If it — if more than 100 percent has gone to the top, that means the other 95 have fallen back. There is sitting out there a populist revolt waiting to be led. There is only one candidate who has tapped into it. And that was Elizabeth Warren. And she in 2012 got support and financial support from all around the country.

I will make a prediction. A wise person who has been through several presidential candidates — campaigns said to me today that, as Iraq was the defining issue between Democratic candidates in 2008, income inequality will be the defining and galvanizing issue among Democratic presidential candidates in 2016.

The Obama administration has really not responded to it in any way. And it’s there. There’s an anger and a fury, and it spills across party lines, but it’s particularly, keenly felt among Democrats.

DAVID BROOKS: Yes. I’m sort of interested in this.

If you had told me that there would be a financial crisis centered on Wall Street, that there would be an oil spill in the Gulf caused by a big oil company, that you would have wage stagnations over decades and widening inequality, I would have said, we would be in an era of liberal progressive renaissance. The left would just be on the march.

JUDY WOODRUFF: Right.

DAVID BROOKS: And there is Elizabeth Warren, but I’m not sure I see the left on the march. And that’s I think because it’s still true that people distrust government.

And so they see the problems, but they don’t see solutions because they don’t think government is a viable solution — or a viable offering for the problem.
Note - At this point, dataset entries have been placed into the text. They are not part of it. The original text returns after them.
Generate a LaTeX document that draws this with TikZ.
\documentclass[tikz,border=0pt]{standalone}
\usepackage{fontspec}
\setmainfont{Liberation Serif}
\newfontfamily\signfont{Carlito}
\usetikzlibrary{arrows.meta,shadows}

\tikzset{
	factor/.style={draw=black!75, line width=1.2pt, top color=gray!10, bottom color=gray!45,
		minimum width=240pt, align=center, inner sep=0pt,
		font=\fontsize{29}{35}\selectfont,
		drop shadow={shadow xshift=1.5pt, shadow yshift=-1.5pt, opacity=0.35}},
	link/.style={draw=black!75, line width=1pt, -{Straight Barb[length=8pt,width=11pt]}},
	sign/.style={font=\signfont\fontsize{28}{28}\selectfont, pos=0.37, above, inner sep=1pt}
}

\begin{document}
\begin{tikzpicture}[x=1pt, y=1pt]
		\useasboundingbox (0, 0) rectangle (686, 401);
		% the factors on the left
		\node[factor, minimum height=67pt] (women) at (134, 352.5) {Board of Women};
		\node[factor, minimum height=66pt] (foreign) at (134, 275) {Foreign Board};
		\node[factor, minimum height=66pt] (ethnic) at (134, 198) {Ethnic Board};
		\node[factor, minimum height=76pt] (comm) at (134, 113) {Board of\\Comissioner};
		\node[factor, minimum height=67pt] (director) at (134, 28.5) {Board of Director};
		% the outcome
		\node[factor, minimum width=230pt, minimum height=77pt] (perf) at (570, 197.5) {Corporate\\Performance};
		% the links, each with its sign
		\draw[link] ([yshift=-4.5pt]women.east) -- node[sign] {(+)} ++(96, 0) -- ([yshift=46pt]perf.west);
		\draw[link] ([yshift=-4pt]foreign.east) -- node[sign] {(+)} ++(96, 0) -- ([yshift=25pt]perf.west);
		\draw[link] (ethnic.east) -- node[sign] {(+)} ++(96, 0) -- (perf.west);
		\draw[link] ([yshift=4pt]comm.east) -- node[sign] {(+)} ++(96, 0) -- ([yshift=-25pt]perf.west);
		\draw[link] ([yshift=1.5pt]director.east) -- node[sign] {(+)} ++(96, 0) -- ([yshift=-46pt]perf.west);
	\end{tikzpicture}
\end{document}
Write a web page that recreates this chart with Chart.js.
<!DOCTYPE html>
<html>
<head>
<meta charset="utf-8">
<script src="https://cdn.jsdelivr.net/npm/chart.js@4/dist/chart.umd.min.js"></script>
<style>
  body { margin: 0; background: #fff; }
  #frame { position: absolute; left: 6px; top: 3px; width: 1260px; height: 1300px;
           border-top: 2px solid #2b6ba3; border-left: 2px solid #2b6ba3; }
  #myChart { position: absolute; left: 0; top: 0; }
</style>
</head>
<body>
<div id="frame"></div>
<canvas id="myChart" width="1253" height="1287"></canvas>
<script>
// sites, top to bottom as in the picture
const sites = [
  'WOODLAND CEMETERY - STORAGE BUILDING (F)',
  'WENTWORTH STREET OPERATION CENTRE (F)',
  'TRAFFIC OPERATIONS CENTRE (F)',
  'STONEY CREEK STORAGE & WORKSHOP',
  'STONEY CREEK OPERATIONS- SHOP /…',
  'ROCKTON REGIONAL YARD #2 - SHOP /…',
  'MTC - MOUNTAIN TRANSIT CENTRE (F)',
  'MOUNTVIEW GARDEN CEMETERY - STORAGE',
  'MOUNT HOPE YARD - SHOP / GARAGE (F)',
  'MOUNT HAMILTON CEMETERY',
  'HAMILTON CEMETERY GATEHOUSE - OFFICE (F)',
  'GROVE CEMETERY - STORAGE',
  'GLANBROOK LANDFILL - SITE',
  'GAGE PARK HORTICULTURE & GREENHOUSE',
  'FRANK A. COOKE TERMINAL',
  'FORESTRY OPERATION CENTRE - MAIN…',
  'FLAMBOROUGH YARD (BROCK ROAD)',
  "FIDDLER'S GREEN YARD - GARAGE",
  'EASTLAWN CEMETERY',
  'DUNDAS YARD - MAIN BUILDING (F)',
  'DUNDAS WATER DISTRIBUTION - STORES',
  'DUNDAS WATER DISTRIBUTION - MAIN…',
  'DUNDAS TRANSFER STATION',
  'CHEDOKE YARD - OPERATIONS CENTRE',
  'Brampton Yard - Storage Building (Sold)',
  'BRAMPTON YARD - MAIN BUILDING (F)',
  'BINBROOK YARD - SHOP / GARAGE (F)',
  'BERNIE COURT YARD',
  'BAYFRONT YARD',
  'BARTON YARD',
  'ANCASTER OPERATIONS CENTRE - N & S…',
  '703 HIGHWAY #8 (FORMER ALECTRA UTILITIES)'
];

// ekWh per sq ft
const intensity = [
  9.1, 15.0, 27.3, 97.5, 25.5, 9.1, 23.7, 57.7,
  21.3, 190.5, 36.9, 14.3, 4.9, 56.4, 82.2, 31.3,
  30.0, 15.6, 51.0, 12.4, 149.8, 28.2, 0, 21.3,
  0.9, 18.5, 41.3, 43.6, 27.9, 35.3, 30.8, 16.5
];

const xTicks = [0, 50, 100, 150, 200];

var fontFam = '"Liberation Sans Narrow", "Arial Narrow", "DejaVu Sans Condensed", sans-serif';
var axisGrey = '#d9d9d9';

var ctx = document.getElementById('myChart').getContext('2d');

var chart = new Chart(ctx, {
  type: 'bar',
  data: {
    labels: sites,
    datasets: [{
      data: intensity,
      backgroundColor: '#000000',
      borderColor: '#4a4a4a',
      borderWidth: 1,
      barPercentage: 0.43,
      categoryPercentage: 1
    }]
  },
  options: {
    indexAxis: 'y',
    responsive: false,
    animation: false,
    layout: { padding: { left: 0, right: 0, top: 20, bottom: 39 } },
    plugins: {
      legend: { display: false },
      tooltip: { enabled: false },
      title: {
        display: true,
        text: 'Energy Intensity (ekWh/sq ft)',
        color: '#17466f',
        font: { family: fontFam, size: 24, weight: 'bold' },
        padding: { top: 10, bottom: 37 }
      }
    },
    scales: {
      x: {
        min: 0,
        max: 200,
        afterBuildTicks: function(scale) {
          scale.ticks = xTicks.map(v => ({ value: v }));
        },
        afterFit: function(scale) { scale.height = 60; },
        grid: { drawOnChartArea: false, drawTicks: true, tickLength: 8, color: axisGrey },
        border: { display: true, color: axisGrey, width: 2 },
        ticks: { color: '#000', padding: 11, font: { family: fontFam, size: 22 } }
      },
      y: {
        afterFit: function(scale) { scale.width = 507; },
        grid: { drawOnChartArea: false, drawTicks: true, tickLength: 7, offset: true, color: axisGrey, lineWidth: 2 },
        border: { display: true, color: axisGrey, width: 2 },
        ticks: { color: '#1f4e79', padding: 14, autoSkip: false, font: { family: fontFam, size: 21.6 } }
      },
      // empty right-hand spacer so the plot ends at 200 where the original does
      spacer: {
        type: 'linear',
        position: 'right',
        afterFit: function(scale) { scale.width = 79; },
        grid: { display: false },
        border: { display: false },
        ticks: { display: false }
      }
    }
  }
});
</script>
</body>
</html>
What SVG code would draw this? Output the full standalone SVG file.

So I think there will be a populist movement in the Democratic Party, with Elizabeth Warren, and others, but I’m not sure it will be as big as maybe Mark feels.

No, the Left isn’t on the march, and that surprises me too. But it also surprises me how much the Right isn’t marching either, but rather standing still and stomping its feet. A Catholic friend sent me a list last night of the conservative site Townhall’s list of 25 Most Influential Conservatives Of 2013. With a few exceptions, every one of those names would have been there in 2008. It is amazing, and depressing, how little our politics have changed in the past five years, and how little they have been changed by the economic crash. Yes, the Tea Party arose on the Right in 2009, but ask yourself: if it never had, would that list of Top Conservatives look all that different?

The other day I drove past a campaign sign in my town for a GOP candidate to replace my retiring Congressman. I’ve been away from Louisiana for a long time, as you know, so I don’t know many of the players in state politics. I went to the guy’s campaign website to see what he stands for, what he advocates. This is his platform, in its entirety:

It’s not complicated. Washington, DC is out of control. And the liberals who run the federal government are bullies. That’s why our next congressman must be a strong conservative leader with the backbone to fight the political establishment. Neil Riser is that man.

Neil is 100% pro-life. He believes that marriage is between a man and a woman. He has consistently opposed tax increases throughout his service in the Senate. He believes in the free market. He believes in defunding and repealing Obamacare. And he is committed to securing our  borders, and opposes amnesty for illegal aliens.

That’s our Republicans: eternally fighting the Liberal Establishment, just like Jesse Jackson is forever in the frontlines in Selma. “It’s not complicated,” says Neil Riser, and apparently is isn’t for him: just push the usual buttons. Nothing here about the actual economic challenges the American people face in the 21st century. Nothing here about war and defense, even though quite a few of his constituents or their family members have fought in Afghanistan or Iraq. Nothing about, well, anything that this rusty boilerplate wouldn’t have covered in 2008, or 2004, or 2000, except for the Obamacare part, which is unrealistic.

This candidate is thought to be the leading Republican candidate in a district, which means he’s the favorite to win the race. What this guy represents is why I, as a conservative, registered as an Independent.

Question for the room, for both liberals and conservatives: Why have our politics been left largely unchanged by the 2008 crash? Why do our two parties remain pretty much what they have always been?